In its legal reasoning, the Court took particular care to emphasise the substantive economic reality over formalities. Although Gruppen had resolved to enter liquidation at the time of the transfer (which was not formally implemented until later), and although the framework agreement did not guarantee revenue and did not, in itself, provide a basis for continuing the company’s operations, the Court found that the agreement nonetheless had economic value in its own right.
This conclusion was supported by several factors: the agreement was the company’s sole significant asset, it enabled J.B. and J.F. to operate profitably through their new company, an earlier offer to purchase S.K.’s shares for SEK 200,000 indicated a perceived value in the business, and the fact that J.B. and J.F. invested efforts in transferring the agreement to Teamet also supports the conclusion that the agreement had value.
Further, the transfer occurred without consideration and without informing the third shareholder.
The Court found that the transfer was not only objectively capable of providing an undue benefit to J.B. and J.F., but also that it was executed in a manner indicating an intention to exclude S.K. from its benefits. The Court explicitly held that such a transfer, without compensation and lacking transparency, constituted a violation of Chapter 8, Section 41. In substance, the transaction involved a transfer of value from the company, and thus from all its shareholders, to the personal benefit of two of them.
Damages and Evidentiary Standards
Turning to the issue of damages, the Court reaffirmed that a breach of the general clause may give rise to liability under Chapter 29, Section 1 of the Act, even where the shareholder has suffered only indirect loss (i.e. through a decrease in the value of their shares). The liability arises where the board members have acted intentionally or negligently, and where the plaintiff can show the occurrence and extent of the damage and the causal link to the unlawful act.
S.K’s claim for damages amounted to SEK 2,690,000. In this case, while the Court accepted that S.K. had suffered harm, it held that she had not succeeded in proving the precise economic value of the transferred contract. Notably, S.K. had relied on a valuation based on the financial results of Teamet over two years, but the Court found this to be too speculative, as those results also depended on labour and other inputs not traceable to the contract alone.
Nonetheless, the Court held that there were significant obstacles to obtaining precise evidence and that S.K. had presented the best possible evidence available, including a third-party expert valuation and her own attempts to have the company independently valued prior to the liquidation. Under Chapter 35, Section 5 of the Code of Judicial Procedure, the Court may estimate damages in cases of evidentiary difficulty. Applying this principle, it awarded S.K. SEK 200,000 in damages.
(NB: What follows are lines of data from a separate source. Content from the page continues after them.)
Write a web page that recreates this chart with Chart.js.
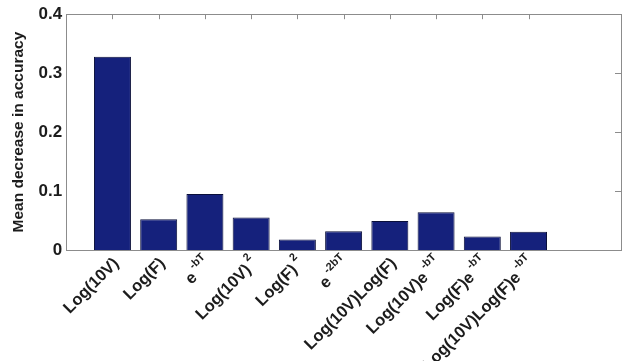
<!DOCTYPE html>
<html><head><meta charset="utf-8">
<script src="https://cdn.jsdelivr.net/npm/chart.js@4/dist/chart.umd.min.js"></script>
<style>html,body{margin:0;padding:0;background:#fff}#wrap{width:632px;height:361px;position:relative}</style>
</head><body><div id="wrap"><canvas id="c"></canvas></div>
<script>
// bar positions on the x axis (matlab-style, xlim 0..12)
const positions = [1, 2, 3, 4, 5, 6, 7, 8, 9, 10];
const values = [0.328, 0.052, 0.095, 0.055, 0.018, 0.032, 0.049, 0.064, 0.023, 0.031];
// tick labels: base text + superscript part
const labelBase = ['Log(10V)', 'Log(F)', 'e', 'Log(10V)', 'Log(F)', 'e', 'Log(10V)Log(F)', 'Log(10V)e', 'Log(F)e', 'Log(10V)Log(F)e'];
const labelSup = ['', '', '-bT', '2', '2', '-2bT', '', '-bT', '-bT', '-bT'];
const yTicks = [0, 0.1, 0.2, 0.3, 0.4];
const xRange = [0, 12];

const FONT = "'Liberation Sans', Arial, sans-serif";
const TXT = '#1c1c1c';

const frame = {
  id: 'frame',
  beforeDatasetsDraw(chart) {
    const {ctx, chartArea: a, scales: {x, y}} = chart;
    ctx.save();
    ctx.strokeStyle = '#8c8c8c';
    ctx.lineWidth = 1;
    ctx.strokeRect(Math.round(a.left) + 0.5, Math.round(a.top) + 0.5,
      Math.round(a.right - a.left), Math.round(a.bottom - a.top));
    ctx.beginPath();
    positions.forEach(p => {
      const px = Math.round(x.getPixelForValue(p)) + 0.5;
      ctx.moveTo(px, a.top); ctx.lineTo(px, a.top + 5);
      ctx.moveTo(px, a.bottom); ctx.lineTo(px, a.bottom - 5);
    });
    yTicks.slice(1, -1).forEach(v => {
      const py = Math.round(y.getPixelForValue(v)) + 0.5;
      ctx.moveTo(a.right, py); ctx.lineTo(a.right - 6, py);
    });
    ctx.stroke();
    ctx.restore();
  },
  afterDraw(chart) {
    const {ctx, chartArea: a, scales: {x}} = chart;
    ctx.save();
    ctx.fillStyle = TXT;
    ctx.textBaseline = 'middle';
    positions.forEach((p, i) => {
      const px = x.getPixelForValue(p);
      ctx.save();
      ctx.translate(px + 4, a.bottom + 11);
      ctx.rotate(-Math.PI / 4);
      ctx.font = 'bold 16.5px ' + FONT;
      const wb = ctx.measureText(labelBase[i]).width;
      ctx.font = 'bold 11px ' + FONT;
      const ws = labelSup[i] ? ctx.measureText(labelSup[i]).width + 3 : 0;
      ctx.font = 'bold 16.5px ' + FONT;
      ctx.textAlign = 'left';
      ctx.fillText(labelBase[i], -(wb + ws), 0);
      if (labelSup[i]) {
        ctx.font = 'bold 11px ' + FONT;
        ctx.fillText(labelSup[i], -ws + 3, -8);
      }
      ctx.restore();
    });
    ctx.restore();
  }
};

new Chart(document.getElementById('c'), {
  type: 'bar',
  data: {
    datasets: [{
      data: positions.map((p, i) => ({x: p, y: values[i]})),
      backgroundColor: '#15217c',
      borderColor: '#0a0f3a',
      borderWidth: 1,
      barPercentage: 0.8,
      categoryPercentage: 1
    }]
  },
  options: {
    responsive: true,
    maintainAspectRatio: false,
    animation: false,
    layout: {padding: {left: 9, top: 11, right: 11, bottom: 111}},
    plugins: {legend: {display: false}, tooltip: {enabled: false}},
    scales: {
      x: {type: 'linear', min: xRange[0], max: xRange[1], display: false, offset: false},
      y: {
        min: yTicks[0], max: yTicks[yTicks.length - 1],
        afterBuildTicks: s => { s.ticks = yTicks.map(v => ({value: v})); },
        ticks: {font: {family: FONT, size: 17, weight: 'bold'}, color: TXT, padding: 4,
          callback: v => String(+v.toFixed(1))},
        grid: {display: false, drawTicks: false},
        border: {display: false},
        title: {display: true, text: 'Mean decrease in accuracy', color: TXT,
          font: {family: FONT, size: 15.5, weight: 'bold'}, padding: {top: 0, bottom: 7}}
      }
    }
  },
  plugins: [frame]
});
</script>
</body></html>
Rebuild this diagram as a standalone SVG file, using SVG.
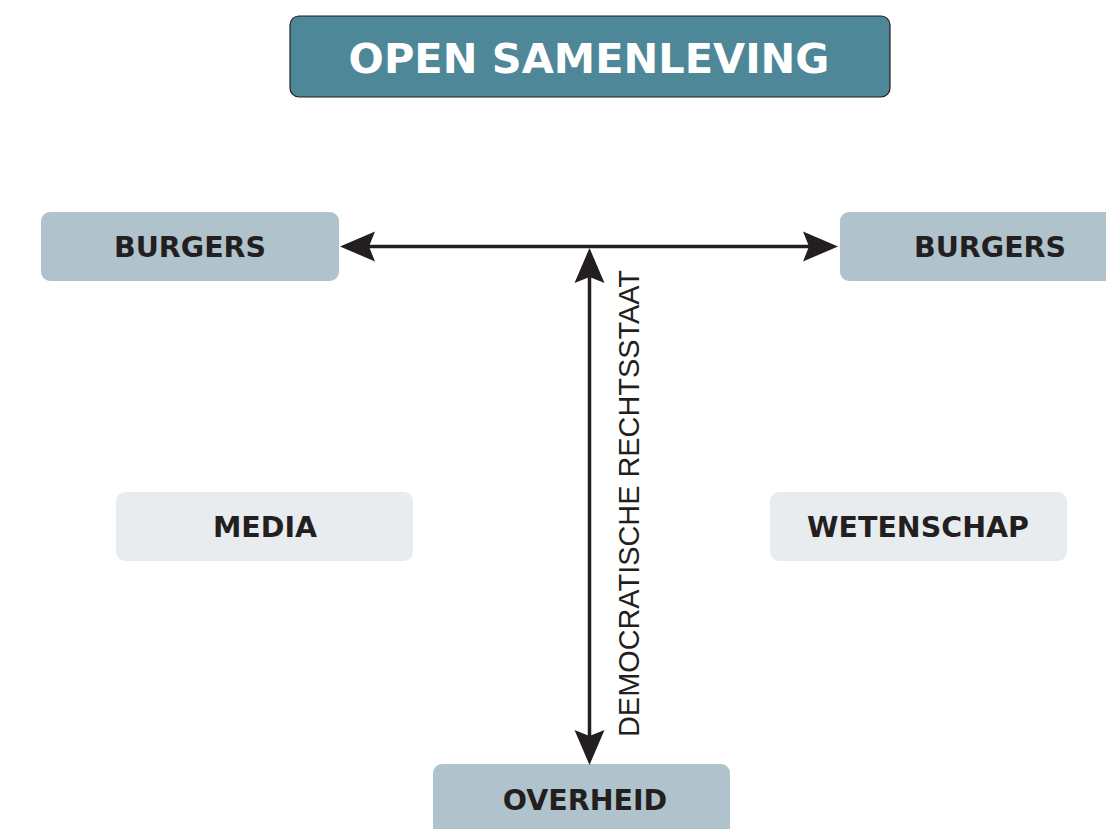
<svg xmlns="http://www.w3.org/2000/svg" width="1106" height="829" viewBox="0 0 1106 829">
  <style>
    .lbl { font-family: "DejaVu Sans", Verdana, sans-serif; font-weight: bold; font-size: 28.5px; fill: #231f20; text-anchor: middle; }
    .title { font-family: "DejaVu Sans", Verdana, sans-serif; font-weight: bold; font-size: 41.5px; fill: #ffffff; text-anchor: middle; }
    .dark { fill: #b0c3cc; }
    .light { fill: #e8ecef; }
    .conn { stroke: #231f20; stroke-width: 3.5; fill: none; }
    .vtext { font-family: "Liberation Sans", Arial, sans-serif; font-size: 30px; fill: #231f20; text-anchor: middle; }
  </style>
  <defs>
    <marker id="arr" markerUnits="userSpaceOnUse" viewBox="-31 -16 37 32" refX="0" refY="0" markerWidth="37" markerHeight="32" orient="auto-start-reverse">
      <path d="M5,0 L-30,-15 L-24,0 L-30,15 Z" fill="#231f20"/>
    </marker>
  </defs>
  <rect width="1106" height="829" fill="#ffffff"/>

  <g id="title">
    <rect x="290" y="16" width="600" height="81" rx="9" fill="#4e8797" stroke="#231f20" stroke-width="1.2"/>
    <text class="title" x="589" y="73">OPEN SAMENLEVING</text>
  </g>

  <g id="burgers-left">
    <rect class="dark" x="41" y="212" width="298" height="69" rx="9"/>
    <text class="lbl" x="190" y="257">BURGERS</text>
  </g>

  <g id="burgers-right">
    <rect class="dark" x="840" y="212" width="290" height="69" rx="9"/>
    <text class="lbl" x="990" y="257">BURGERS</text>
  </g>

  <g id="media">
    <rect class="light" x="116" y="492" width="297" height="69" rx="9"/>
    <text class="lbl" x="265" y="537">MEDIA</text>
  </g>

  <g id="wetenschap">
    <rect class="light" x="770" y="492" width="297" height="69" rx="9"/>
    <text class="lbl" x="918" y="537">WETENSCHAP</text>
  </g>

  <g id="overheid">
    <rect class="dark" x="433" y="764" width="297" height="80" rx="9"/>
    <text class="lbl" x="585" y="810">OVERHEID</text>
  </g>

  <g id="connectors">
    <line class="conn" x1="345" y1="246.5" x2="833" y2="246.5" marker-start="url(#arr)" marker-end="url(#arr)"/>
    <line class="conn" x1="589.5" y1="253" x2="589.5" y2="760" marker-start="url(#arr)" marker-end="url(#arr)"/>
    <text class="vtext" transform="translate(639,503.5) rotate(-90)" x="0" y="0" textLength="467" lengthAdjust="spacingAndGlyphs">DEMOCRATISCHE RECHTSSTAAT</text>
  </g>
</svg>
S.K. succeeded in her claim regarding the breach of the general clause and compensation for that breach. However, the damage was determined by the Cour to be significantly lower than the amount she claimed and each party were to bear their own litigation costs in all instances.
Implications of the Ruling
This decision underscores the Swedish Supreme Court’s willingness to enforce the general clauses and minority protection in closely held companies and to provide redress even in complex factual circumstances where damages cannot be precisely established.
It serves as a strong signal that courts will look beyond formal compliance to determine whether actions by the board or majority shareholders amount to a de facto transfer of value in violation of corporate governance norms. However, the Supreme Court’s decision is consistent with earlier case law (such as NJA 2000 p. 404) and essentially reaffirms the prevailing legal position in the Supreme Court.
Finally, the ruling provides a reminder of the fiduciary duties imposed by Swedish company law and the legal risks associated with side-stepping minority shareholders in transactions affecting company value.